__Task goal__. Take the lines from the beginning of the material through the line containing "var motifEnd = [166];" and retype them exactly, leaving the pictures out.

__Information shown__.
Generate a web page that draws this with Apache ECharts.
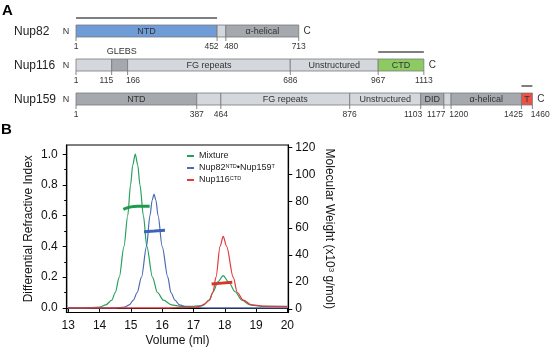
<!DOCTYPE html>
<html>
<head>
<meta charset="utf-8">
<script src="https://cdn.jsdelivr.net/npm/echarts@6/dist/echarts.min.js"></script>
<style>
html, body { margin: 0; padding: 0; background: #fff; }
#chart { width: 550px; height: 351px; }
</style>
</head>
<body>
<div id="chart"></div>
<script>
// panel A - domain maps
var proteinNames = ['Nup82', 'Nup116', 'Nup159'];
var proteinLengths = [713, 1113, 1460];
var nup82Domains = [[1, 452, 'NTD', 'ntd'], [452, 480, '', 'light'], [480, 713, 'α-helical', 'dark']];
var nup116Domains = [[1, 115, '', 'light'], [115, 166, '', 'dark'], [166, 686, 'FG repeats', 'light'],
    [686, 967, 'Unstructured', 'light'], [967, 1113, 'CTD', 'ctd']];
var nup159Domains = [[1, 387, 'NTD', 'dark'], [387, 464, '', 'light'], [464, 876, 'FG repeats', 'light'],
    [876, 1103, 'Unstructured', 'light'], [1103, 1177, 'DID', 'dark'], [1177, 1200, '', 'light'],
    [1200, 1425, 'α-helical', 'dark'], [1425, 1460, 'T', 'tail']];
var nup82Marks = [1, 452, 480, 713];
var nup116Marks = [1, 115, 166, 686, 967, 1113];
var nup159Marks = [1, 387, 464, 876, 1103, 1177, 1200, 1425, 1460];
// constructs used in panel B (bars above the maps)
var fragmentRows = [0, 1, 2];
var fragmentStart = [1, 967, 1425];
var fragmentEnd = [452, 1113, 1460];
var motifNames = ['GLEBS'];
var motifRows = [1];
var motifStart = [115];
var motifEnd = [166];

// panel B - SEC-MALS
var seriesNames = ['Mixture', 'Nup82NTD•Nup159T', 'Nup116CTD'];
var mixVol = [13.0, 13.5, 14.0, 14.2, 14.39, 14.5, 14.63, 14.78, 14.9, 14.99, 15.06, 15.14, 15.22, 15.29, 15.4, 15.51,
    15.69, 15.85, 16.04, 16.3, 16.6, 17.0, 17.3, 17.5, 17.63, 17.78, 17.95, 18.12, 18.33, 18.55, 18.8, 19.2, 20.0];
var mixRI = [0.0, 0.0, 0.005, 0.02, 0.05, 0.1, 0.2, 0.4, 0.6, 0.8, 0.93, 1.0, 0.93, 0.8, 0.6, 0.4,
    0.2, 0.1, 0.05, 0.02, 0.01, 0.01, 0.015, 0.05, 0.105, 0.17, 0.21, 0.17, 0.105, 0.05, 0.02, 0.01, 0.01];
var complexVol = [13.0, 14.5, 14.8, 14.95, 15.08, 15.2, 15.34, 15.5, 15.61, 15.68, 15.74, 15.8, 15.87, 16.0,
    16.18, 16.28, 16.41, 16.55, 16.8, 17.5, 20.0];
var complexRI = [0.0, 0.0, 0.005, 0.02, 0.05, 0.1, 0.2, 0.4, 0.6, 0.7, 0.74, 0.7, 0.6, 0.4,
    0.2, 0.1, 0.05, 0.02, 0.005, 0.0, 0.0];
var ctdVol = [13.0, 16.0, 17.0, 17.2, 17.35, 17.51, 17.62, 17.72, 17.85, 17.95, 18.06, 18.27, 18.4, 18.59, 18.86, 19.2, 20.0];
var ctdRI = [0.0, 0.0, 0.003, 0.01, 0.025, 0.05, 0.1, 0.2, 0.4, 0.465, 0.4, 0.2, 0.1, 0.05, 0.02, 0.012, 0.008];
var mixMwVol = [14.76, 14.95, 15.2, 15.6];
var mixMw = [74, 75.5, 76.3, 76.3];
var complexMwVol = [15.42, 15.75, 16.09];
var complexMw = [57.3, 57.8, 58.4];
var ctdMwVol = [17.58, 17.9, 18.24];
var ctdMw = [18.5, 19.2, 19.9];
var volumeTicks = [13, 14, 15, 16, 17, 18, 19, 20];
var riTicks = [0, 0.2, 0.4, 0.6, 0.8, 1.0];
var riMinorTicks = [0.1, 0.3, 0.5, 0.7, 0.9];
var mwTicks = [0, 20, 40, 60, 80, 100, 120];

var font = 'Liberation Sans, Arial, sans-serif';
var domainColors = { ntd: '#6f9bd6', light: '#d4d7db', dark: '#a5a8ad', ctd: '#8dcb62', tail: '#ec5148' };
var legendText = {
    'Mixture': 'Mixture',
    'Nup82NTD•Nup159T': 'Nup82{s|NTD}•Nup159{s|T}',
    'Nup116CTD': 'Nup116{s|CTD}'
};

function zip(a, b) {
    return a.map(function (v, i) { return [v, b[i]]; });
}

// flatten domain / tick mark tables
var domainList = [];
[nup82Domains, nup116Domains, nup159Domains].forEach(function (list, row) {
    list.forEach(function (d) { domainList.push([row, d[0], d[1], d[2], d[3]]); });
});
var markList = [];
[nup82Marks, nup116Marks, nup159Marks].forEach(function (list, row) {
    list.forEach(function (m, i) {
        markList.push({ row: row, res: m, prev: i > 0 ? list[i - 1] : null, next: i < list.length - 1 ? list[i + 1] : null });
    });
});

var chart = echarts.init(document.getElementById('chart'));

var option = {
    animation: false,
    textStyle: { fontFamily: font },
    graphic: [
        { type: 'text', left: 2, top: 3, style: { text: 'A', font: 'bold 15px ' + font, fill: '#000' } },
        { type: 'text', left: 1, top: 122, style: { text: 'B', font: 'bold 15px ' + font, fill: '#000' } }
    ],
    grid: [
        { left: 66.7, right: 261.7, top: 145, bottom: 38.5, show: true, borderColor: '#000', borderWidth: 1.2 },
        { left: 76, right: 17.6, top: 14, height: 102 }
    ],
    legend: {
        data: seriesNames,
        orient: 'vertical',
        left: 187,
        top: 151,
        padding: 0,
        itemGap: 2,
        itemWidth: 7,
        itemHeight: 2,
        icon: 'rect',
        selectedMode: false,
        formatter: function (name) { return legendText[name]; },
        textStyle: {
            fontSize: 9, lineHeight: 10, color: '#222', fontFamily: font,
            rich: { s: { fontSize: 5.5, verticalAlign: 'top', lineHeight: 10, color: '#222' } }
        }
    },
    xAxis: [
        {
            gridIndex: 0, type: 'value', min: 12.95, max: 20.03,
            name: 'Volume (ml)', nameLocation: 'middle', nameGap: 22,
            nameTextStyle: { fontSize: 12, color: '#111' },
            axisLine: { lineStyle: { color: '#000', width: 1.2 } },
            axisTick: { customValues: volumeTicks, length: 4, lineStyle: { color: '#000' } },
            axisLabel: { customValues: volumeTicks, fontSize: 12, color: '#111', margin: 7 },
            splitLine: { show: false }
        },
        { gridIndex: 1, type: 'value', min: 1, max: 1460, show: false }
    ],
    yAxis: [
        {
            gridIndex: 0, type: 'value', position: 'left', min: -0.03, max: 1.06,
            name: 'Differential Refractive Index', nameLocation: 'middle', nameGap: 32,
            nameTextStyle: { fontSize: 12, color: '#111' },
            axisLine: { show: true, lineStyle: { color: '#000', width: 1.2 } },
            axisTick: { show: true, customValues: riTicks, length: 4, lineStyle: { color: '#000' } },
            axisLabel: {
                customValues: riTicks, fontSize: 12, color: '#111', margin: 9,
                formatter: function (v) { return v.toFixed(1); }
            },
            splitLine: { show: false }
        },
        {
            gridIndex: 0, type: 'value', position: 'right', min: -2.6, max: 121.7,
            name: 'Molecular Weight (x10{sup|3} g/mol)', nameLocation: 'middle', nameGap: 35, nameRotate: -90,
            nameTextStyle: {
                fontSize: 12, color: '#111',
                rich: { sup: { fontSize: 8, verticalAlign: 'top', color: '#111' } }
            },
            axisLine: { show: true, lineStyle: { color: '#000', width: 1.2 } },
            axisTick: { show: true, customValues: mwTicks, length: 4, lineStyle: { color: '#000' } },
            axisLabel: { customValues: mwTicks, fontSize: 12, color: '#111', margin: 7 },
            splitLine: { show: false }
        },
        {
            // minor ticks on the RI axis
            gridIndex: 0, type: 'value', position: 'left', min: -0.03, max: 1.06,
            axisLine: { show: false },
            axisTick: { show: true, customValues: riMinorTicks, length: 2.5, lineStyle: { color: '#000' } },
            axisLabel: { show: false },
            splitLine: { show: false }
        },
        { gridIndex: 1, type: 'value', min: -0.5, max: 2.5, inverse: true, show: false }
    ],
    series: [
        {
            name: seriesNames[0], type: 'line', xAxisIndex: 0, yAxisIndex: 0, data: zip(mixVol, mixRI),
            showSymbol: false, smooth: 0.3, smoothMonotone: 'x', color: '#27a05c', lineStyle: { width: 1.2 }
        },
        {
            name: seriesNames[1], type: 'line', xAxisIndex: 0, yAxisIndex: 0, data: zip(complexVol, complexRI),
            showSymbol: false, smooth: 0.3, smoothMonotone: 'x', color: '#4a6cb3', lineStyle: { width: 1.2 }
        },
        {
            name: seriesNames[2], type: 'line', xAxisIndex: 0, yAxisIndex: 0, data: zip(ctdVol, ctdRI),
            showSymbol: false, smooth: 0.3, smoothMonotone: 'x', color: '#e5393a', lineStyle: { width: 1.2 }
        },
        {
            name: 'mwMix', type: 'line', xAxisIndex: 0, yAxisIndex: 1, data: zip(mixMwVol, mixMw),
            showSymbol: false, smooth: true, color: '#1f9a4c', lineStyle: { width: 3 }, z: 4
        },
        {
            name: 'mwComplex', type: 'line', xAxisIndex: 0, yAxisIndex: 1, data: zip(complexMwVol, complexMw),
            showSymbol: false, smooth: true, color: '#3f63b8', lineStyle: { width: 3 }, z: 4
        },
        {
            name: 'mwCtd', type: 'line', xAxisIndex: 0, yAxisIndex: 1, data: zip(ctdMwVol, ctdMw),
            showSymbol: false, smooth: true, color: '#d9342b', lineStyle: { width: 3 }, z: 4
        },
        // domain boxes
        {
            type: 'custom', xAxisIndex: 1, yAxisIndex: 3, clip: false, silent: true,
            encode: { x: [1, 2], y: 0 },
            data: domainList.map(function (d) { return [d[0], d[1], d[2]]; }),
            renderItem: function (params, api) {
                var d = domainList[params.dataIndex];
                var a = api.coord([api.value(1), api.value(0)]);
                var b = api.coord([api.value(2), api.value(0)]);
                return {
                    type: 'group',
                    children: [
                        {
                            type: 'rect',
                            shape: { x: a[0], y: a[1] - 6, width: b[0] - a[0], height: 12 },
                            style: { fill: domainColors[d[4]], stroke: '#77797e', lineWidth: 0.8 }
                        },
                        {
                            type: 'text',
                            style: {
                                text: d[3], x: (a[0] + b[0]) / 2, y: a[1] + 0.5, align: 'center', verticalAlign: 'middle',
                                fontSize: 9, fontFamily: font, fill: '#333'
                            }
                        }
                    ]
                };
            }
        },
        // residue numbers
        {
            type: 'custom', xAxisIndex: 1, yAxisIndex: 3, clip: false, silent: true,
            encode: { x: 1, y: 0 },
            data: markList.map(function (m) { return [m.row, m.res]; }),
            renderItem: function (params, api) {
                var m = markList[params.dataIndex];
                var p = api.coord([m.res, m.row]);
                var align = 'center', x = p[0];
                if (m.next !== null && api.coord([m.next, m.row])[0] - p[0] < 23.5) {
                    align = 'right'; x = p[0] + 1.5;
                } else if (m.prev !== null && p[0] - api.coord([m.prev, m.row])[0] < 23.5) {
                    align = 'left'; x = p[0] - 1.7;
                }
                return {
                    type: 'group',
                    children: [
                        {
                            type: 'line', shape: { x1: p[0], y1: p[1] + 6, x2: p[0], y2: p[1] + 10 },
                            style: { stroke: '#666', lineWidth: 0.8 }
                        },
                        {
                            type: 'text',
                            style: {
                                text: String(m.res), x: x, y: p[1] + 15.5, align: align, verticalAlign: 'middle',
                                fontSize: 8.5, fontFamily: font, fill: '#333'
                            }
                        }
                    ]
                };
            }
        },
        // protein names, N and C
        {
            type: 'custom', xAxisIndex: 1, yAxisIndex: 3, clip: false, silent: true,
            encode: { x: 1, y: 0 },
            data: proteinNames.map(function (n, i) { return [i, proteinLengths[i]]; }),
            renderItem: function (params, api) {
                var row = api.value(0);
                var s = api.coord([1, row]);
                var e = api.coord([api.value(1), row]);
                return {
                    type: 'group',
                    children: [
                        { type: 'text', style: { text: proteinNames[params.dataIndex], x: 14, y: s[1] + 0.5, align: 'left', verticalAlign: 'middle', fontSize: 12, fontFamily: font, fill: '#222' } },
                        { type: 'text', style: { text: 'N', x: s[0] - 10, y: s[1] + 0.5, align: 'center', verticalAlign: 'middle', fontSize: 9, fontFamily: font, fill: '#333' } },
                        { type: 'text', style: { text: 'C', x: e[0] + 8.5, y: e[1] + 0.5, align: 'center', verticalAlign: 'middle', fontSize: 10, fontFamily: font, fill: '#333' } }
                    ]
                };
            }
        },
        // construct bars above the maps
        {
            type: 'custom', xAxisIndex: 1, yAxisIndex: 3, clip: false, silent: true,
            encode: { x: [1, 2], y: 0 },
            data: fragmentRows.map(function (r, i) { return [r, fragmentStart[i], fragmentEnd[i]]; }),
            renderItem: function (params, api) {
                var a = api.coord([api.value(1), api.value(0)]);
                var b = api.coord([api.value(2), api.value(0)]);
                return {
                    type: 'line', shape: { x1: a[0], y1: a[1] - 13, x2: b[0], y2: b[1] - 13 },
                    style: { stroke: '#555', lineWidth: 1.5 }
                };
            }
        },
        // motif label
        {
            type: 'custom', xAxisIndex: 1, yAxisIndex: 3, clip: false, silent: true,
            encode: { x: [1, 2], y: 0 },
            data: motifRows.map(function (r, i) { return [r, motifStart[i], motifEnd[i]]; }),
            renderItem: function (params, api) {
                var a = api.coord([api.value(1), api.value(0)]);
                var b = api.coord([api.value(2), api.value(0)]);
                return {
                    type: 'text',
                    style: {
                        text: motifNames[params.dataIndex], x: (a[0] + b[0]) / 2 + 2, y: a[1] - 13,
                        align: 'center', verticalAlign: 'middle', fontSize: 9, fontFamily: font, fill: '#333'
                    }
                };
            }
        }
    ]
};

chart.setOption(option);
</script>
</body>
</html>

__Output__.
Generate a web page that draws this with Apache ECharts.
<!DOCTYPE html>
<html>
<head>
<meta charset="utf-8">
<script src="https://cdn.jsdelivr.net/npm/echarts@6/dist/echarts.min.js"></script>
<style>
html, body { margin: 0; padding: 0; background: #fff; }
#chart { width: 550px; height: 351px; }
</style>
</head>
<body>
<div id="chart"></div>
<script>
// panel A - domain maps
var proteinNames = ['Nup82', 'Nup116', 'Nup159'];
var proteinLengths = [713, 1113, 1460];
var nup82Domains = [[1, 452, 'NTD', 'ntd'], [452, 480, '', 'light'], [480, 713, 'α-helical', 'dark']];
var nup116Domains = [[1, 115, '', 'light'], [115, 166, '', 'dark'], [166, 686, 'FG repeats', 'light'],
    [686, 967, 'Unstructured', 'light'], [967, 1113, 'CTD', 'ctd']];
var nup159Domains = [[1, 387, 'NTD', 'dark'], [387, 464, '', 'light'], [464, 876, 'FG repeats', 'light'],
    [876, 1103, 'Unstructured', 'light'], [1103, 1177, 'DID', 'dark'], [1177, 1200, '', 'light'],
    [1200, 1425, 'α-helical', 'dark'], [1425, 1460, 'T', 'tail']];
var nup82Marks = [1, 452, 480, 713];
var nup116Marks = [1, 115, 166, 686, 967, 1113];
var nup159Marks = [1, 387, 464, 876, 1103, 1177, 1200, 1425, 1460];
// constructs used in panel B (bars above the maps)
var fragmentRows = [0, 1, 2];
var fragmentStart = [1, 967, 1425];
var fragmentEnd = [452, 1113, 1460];
var motifNames = ['GLEBS'];
var motifRows = [1];
var motifStart = [115];
var motifEnd = [166];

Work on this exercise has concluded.